Plotting code records
........

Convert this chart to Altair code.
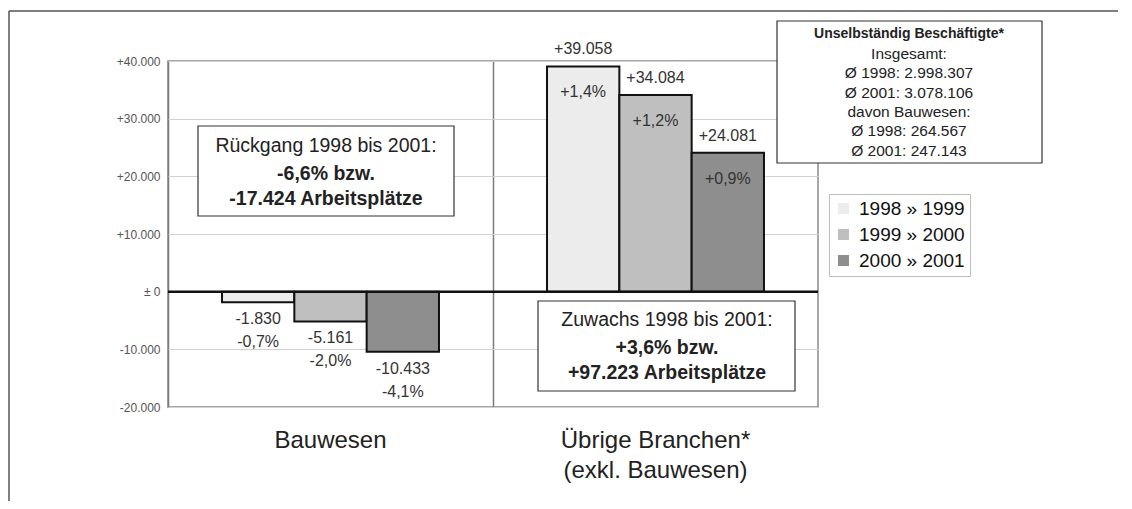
import altair as alt
import pandas as pd

# ---------------- data ----------------
CATEGORIES = ["Bauwesen", "Übrige Branchen*\n(exkl. Bauwesen)"]
SERIES = ["1998 » 1999", "1999 » 2000", "2000 » 2001"]
BAU_VALUES = [-1830, -5161, -10433]
OTHER_VALUES = [39058, 34084, 24081]
BAU_PCT = ["-0,7%", "-2,0%", "-4,1%"]
OTHER_PCT = ["+1,4%", "+1,2%", "+0,9%"]
Y_TICKS = [-20000, -10000, 0, 10000, 20000, 30000, 40000]
Y_TICK_LABELS = ["-20.000", "-10.000", "± 0", "+10.000", "+20.000", "+30.000", "+40.000"]
COLORS = ["#ececec", "#bfbfbf", "#8e8e8e"]

RUECKGANG_LINES = ["Rückgang 1998 bis 2001:", "-6,6% bzw.", "-17.424 Arbeitsplätze"]
ZUWACHS_LINES = ["Zuwachs 1998 bis 2001:", "+3,6% bzw.", "+97.223 Arbeitsplätze"]
INFO_TITLE = "Unselbständig Beschäftigte*"
INFO_LINES = ["Insgesamt:", "Ø 1998: 2.998.307", "Ø 2001: 3.078.106",
              "davon Bauwesen:", "Ø 1998: 264.567", "Ø 2001: 247.143"]

FONT = "Liberation Sans"


def fmt_value(v):
    s = f"{abs(v):,}".replace(",", ".")
    return ("+" if v > 0 else "-") + s


rows = []
for cat, vals, pcts in [(CATEGORIES[0], BAU_VALUES, BAU_PCT), (CATEGORIES[1], OTHER_VALUES, OTHER_PCT)]:
    for s, v, p in zip(SERIES, vals, pcts):
        rows.append({"category": cat, "series": s, "value": v, "vlabel": fmt_value(v), "pct": p})
df = pd.DataFrame(rows)

label_expr = "''"
for v, l in zip(Y_TICKS, Y_TICK_LABELS):
    label_expr = f"datum.value === {v} ? '{l}' : ({label_expr})"

x_enc = alt.X("category:N", sort=CATEGORIES, title=None,
              scale=alt.Scale(paddingInner=0, paddingOuter=0),
              axis=alt.Axis(labelExpr="split(datum.label, '\\n')", labelFont=FONT, labelFontSize=24,
                            labelColor="#222", labelPadding=21, labelLineHeight=30, tickSize=0,
                            labelLimit=0, ticks=False, domain=False, grid=True, bandPosition=0,
                            gridColor="#7a7a7a", gridWidth=1.5, labelAngle=0))
xo_enc = alt.XOffset("series:N", sort=SERIES,
                     scale=alt.Scale(paddingInner=0, paddingOuter=0.747))
y_enc = alt.Y("value:Q", title=None,
              scale=alt.Scale(domain=[-20000, 40000], nice=False, zero=False),
              axis=alt.Axis(values=Y_TICKS, labelExpr=label_expr, labelFont=FONT, labelFontSize=12,
                            labelColor="#555", labelPadding=8, ticks=False, domain=False,
                            grid=True, gridColor="#d2d2d2", gridWidth=1))

base = alt.Chart(df)

bars = base.mark_bar(stroke="#111", strokeWidth=2).encode(
    x=x_enc, xOffset=xo_enc, y=y_enc,
    color=alt.Color("series:N", sort=SERIES, scale=alt.Scale(domain=SERIES, range=COLORS),
                    legend=alt.Legend(title=None, orient="none", legendX=661, legendY=133,
                                      labelFont=FONT, labelFontSize=19, labelColor="#111",
                                      symbolType="square", symbolSize=121, symbolStrokeWidth=0,
                                      labelOffset=6, rowPadding=6, padding=5,
                                      strokeColor="#bdbdbd", fillColor="white")),
)

zero = alt.Chart(pd.DataFrame({"value": [0]})).mark_rule(color="#111", strokeWidth=2.5).encode(
    y=alt.Y("value:Q"))


def label_layer(filt, field, dy):
    return base.transform_filter(filt).mark_text(
        font=FONT, fontSize=16, color="#333", baseline="middle", align="center", dy=dy
    ).encode(x=alt.X("category:N", sort=CATEGORIES), xOffset=alt.XOffset("series:N", sort=SERIES),
             y=alt.Y("value:Q"), text=alt.Text(f"{field}:N"))


labels = [
    label_layer("datum.value > 0", "vlabel", -17),
    label_layer("datum.value < 0", "vlabel", 17),
    label_layer("datum.value > 0", "pct", 26),
    label_layer("datum.value < 0", "pct", 40),
]

one = pd.DataFrame({"k": [0]})


def box(x1, x2, y1, y2):
    return alt.Chart(one).mark_rect(fill="white", stroke="#333", strokeWidth=1.2).encode(
        x=alt.value(x1), x2=alt.value(x2), y=alt.value(y1), y2=alt.value(y2))


def line_text(txt, x, y, size, bold=False):
    return alt.Chart(one).mark_text(
        font=FONT, fontSize=size, fontWeight="bold" if bold else "normal",
        color="#222", align="center", baseline="middle"
    ).encode(x=alt.value(x), y=alt.value(y), text=alt.value(txt))


annots = []
# Rückgang box
annots.append(box(30, 286, 65, 155))
for t, yy, b in zip(RUECKGANG_LINES, [85, 113, 138], [False, True, True]):
    annots.append(line_text(t, 158, yy, 19.5, b))
# Zuwachs box
annots.append(box(370, 627, 240, 330))
for t, yy, b in zip(ZUWACHS_LINES, [259, 287, 312], [False, True, True]):
    annots.append(line_text(t, 499, yy, 19.5, b))
# Info box
annots.append(box(609, 874, -40, 102))
annots.append(line_text(INFO_TITLE, 741, -27, 14, True))
for i, t in enumerate(INFO_LINES):
    annots.append(line_text(t, 741, -7 + i * 19.3, 15.5))

# outer frame
frame_top = alt.Chart(one).mark_rule(color="#555", strokeWidth=1.5).encode(
    x=alt.value(-159), x2=alt.value(964), y=alt.value(-50))
frame_left = alt.Chart(one).mark_rule(color="#555", strokeWidth=1.5).encode(
    x=alt.value(-159), y=alt.value(-50), y2=alt.value(448))

chart = alt.layer(bars, zero, *labels, *annots, frame_top, frame_left).properties(
    width=650, height=346,
    padding={"left": 160, "top": 53, "right": 300, "bottom": 94},
    autosize=alt.AutoSizeParams(type="none"),
    background="white",
).configure_view(stroke="#8a8a8a", strokeWidth=1.5)

chart.save("out.html", embed_options={"renderer": "svg", "actions": False})
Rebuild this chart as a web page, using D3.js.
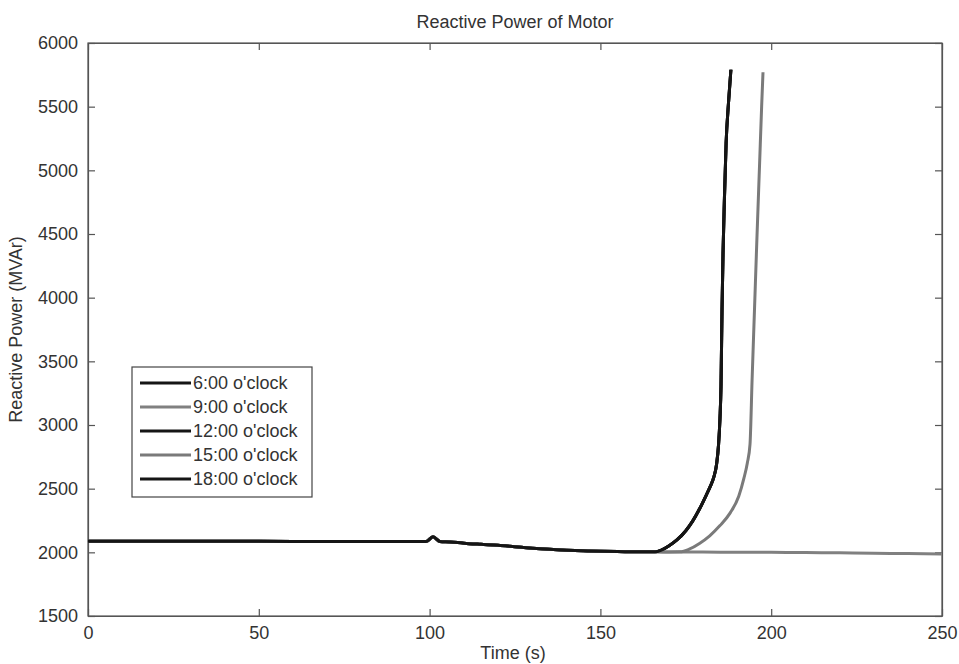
<!DOCTYPE html>
<html>
<head>
<meta charset="utf-8">
<script src="https://cdn.jsdelivr.net/npm/d3@7/dist/d3.min.js"></script>
<style>
  html, body { margin: 0; padding: 0; background: #fff; }
  svg { display: block; }
  text { font-family: "Liberation Sans", Arial, sans-serif; fill: #333; }
</style>
</head>
<body>
<svg id="chart" width="959" height="664"></svg>
<script>
// ---- Data ----
const seriesNames = ["6:00 o'clock", "9:00 o'clock", "12:00 o'clock", "15:00 o'clock", "18:00 o'clock"];
const seriesColors = ["#151515", "#808080", "#151515", "#7a7a7a", "#151515"];

// shared pre-collapse part (time s, reactive power MVAr)
const commonT = [0, 20, 40, 60, 80, 99, 101, 103, 106, 110, 115, 120, 125, 130, 135, 140, 145, 150, 155, 160, 166];
const commonV = [2088, 2087, 2087, 2086, 2086, 2085, 2122, 2086, 2082, 2072, 2063, 2055, 2044, 2033, 2024, 2017, 2012, 2008, 2006, 2005, 2004];

// early collapse (black curves)
const earlyT = [168, 170, 172.4, 175, 177, 179, 181, 182.2, 183.2, 184, 184.6, 185, 185.3, 185.6, 185.9, 186.3, 186.8, 187.5, 188.2];
const earlyV = [2020, 2050, 2097, 2170, 2245, 2340, 2450, 2520, 2590, 2690, 2850, 3050, 3300, 3900, 4350, 4770, 5215, 5530, 5790];

// late collapse (grey curve)
const lateT = [170, 173.3, 176, 179, 182, 185, 188, 190.5, 192, 193, 193.8, 194.4, 195.1, 195.8, 196.6, 197.2, 197.6];
const lateV = [2003, 2004, 2025, 2070, 2130, 2210, 2310, 2440, 2580, 2700, 2850, 3350, 3900, 4450, 5050, 5500, 5770];

// stable (grey flat line)
const flatT = [170, 180, 190, 200, 210, 220, 230, 240, 250];
const flatV = [2003, 2002, 2001, 2000, 1998, 1996, 1993, 1990, 1987];

const tails = [[earlyT, earlyV], [flatT, flatV], [earlyT, earlyV], [lateT, lateV], [earlyT, earlyV]];

const xTicks = [0, 50, 100, 150, 200, 250];
const yTicks = [1500, 2000, 2500, 3000, 3500, 4000, 4500, 5000, 5500, 6000];

const titleText = "Reactive Power of Motor";
const xLabel = "Time (s)";
const yLabel = "Reactive Power (MVAr)";

// ---- Layout ----
const svg = d3.select("#chart");
const L = 88, R = 942, T = 43, B = 616;
const x = d3.scaleLinear().domain([0, 250]).range([L, R]);
const y = d3.scaleLinear().domain([1500, 6000]).range([B, T]);

const fs = 18;

// plot box
svg.append("rect").attr("x", L).attr("y", T).attr("width", R - L).attr("height", B - T)
  .attr("fill", "#fff").attr("stroke", "#555").attr("stroke-width", 1.2);

// axes with inward ticks
const fmt = d3.format("d");
const axB = d3.axisBottom(x).tickValues(xTicks).tickFormat(fmt).tickSizeInner(-7).tickSizeOuter(0).tickPadding(10);
const axT = d3.axisTop(x).tickValues(xTicks).tickSizeInner(-7).tickSizeOuter(0).tickFormat("");
const axL = d3.axisLeft(y).tickValues(yTicks).tickFormat(fmt).tickSizeInner(-7).tickSizeOuter(0).tickPadding(10);
const axR = d3.axisRight(y).tickValues(yTicks).tickSizeInner(-7).tickSizeOuter(0).tickFormat("");

function styleAxis(g) {
  g.select(".domain").attr("stroke", "#555").attr("stroke-width", 1.2);
  g.selectAll(".tick line").attr("stroke", "#555").attr("stroke-width", 1.2);
  g.selectAll(".tick text").attr("font-size", fs).attr("fill", "#333")
    .style("font-family", "'Liberation Sans', Arial, sans-serif");
}
svg.append("g").attr("transform", `translate(0,${B})`).call(axB).call(styleAxis);
svg.append("g").attr("transform", `translate(0,${T})`).call(axT).call(styleAxis);
svg.append("g").attr("transform", `translate(${L},0)`).call(axL).call(styleAxis);
svg.append("g").attr("transform", `translate(${R},0)`).call(axR).call(styleAxis);

// lines
const line = d3.line().curve(d3.curveMonotoneX).x(d => x(d[0])).y(d => y(d[1]));
const seriesData = seriesNames.map((n, i) => {
  const pts = commonT.map((t, j) => [t, commonV[j]]);
  const [tt, tv] = tails[i];
  tt.forEach((t, j) => pts.push([t, tv[j]]));
  return pts;
});

const plot = svg.append("g");
seriesData.forEach((pts, i) => {
  plot.append("path").datum(pts).attr("d", line)
    .attr("fill", "none").attr("stroke", seriesColors[i])
    .attr("stroke-width", 3).attr("stroke-linejoin", "round");
});

// legend
const lg = svg.append("g");
lg.append("rect").attr("x", 132).attr("y", 367).attr("width", 180).attr("height", 130)
  .attr("fill", "#fff").attr("stroke", "#444").attr("stroke-width", 1.2);
seriesNames.forEach((n, i) => {
  const yy = 383 + i * 24;
  lg.append("line").attr("x1", 140).attr("x2", 191).attr("y1", yy).attr("y2", yy)
    .attr("stroke", seriesColors[i]).attr("stroke-width", 3);
  lg.append("text").attr("x", 193).attr("y", yy).attr("dy", "0.36em")
    .attr("font-size", fs).text(n);
});

// titles
svg.append("text").attr("x", (L + R) / 2).attr("y", 28).attr("text-anchor", "middle")
  .attr("font-size", fs).text(titleText);
svg.append("text").attr("x", (L + R) / 2 - 2).attr("y", 659).attr("text-anchor", "middle")
  .attr("font-size", fs).text(xLabel);
svg.append("text").attr("transform", `translate(22,${(T + B) / 2}) rotate(-90)`)
  .attr("text-anchor", "middle").attr("font-size", fs).text(yLabel);
</script>
</body>
</html>
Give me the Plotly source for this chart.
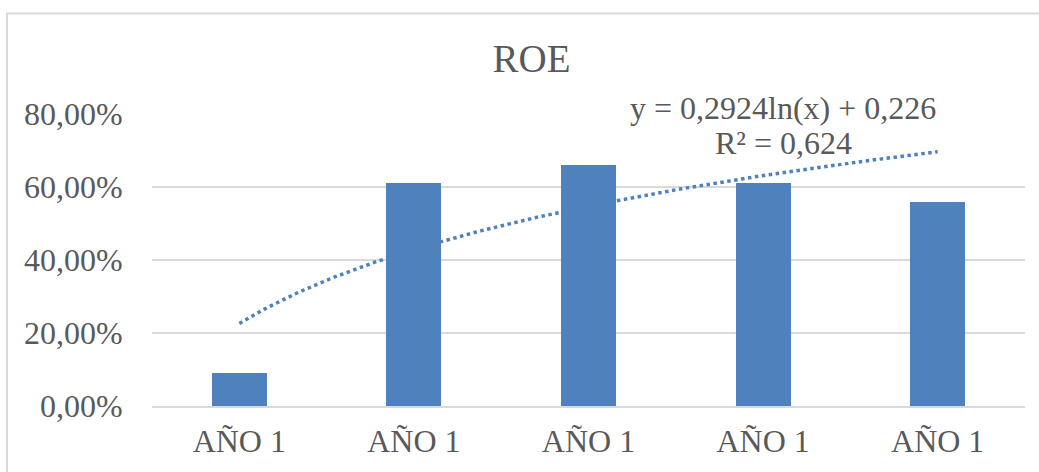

........

What to work on - Tally how many lines in the material above hold the word "this". Write only that number.

Exercise output - 3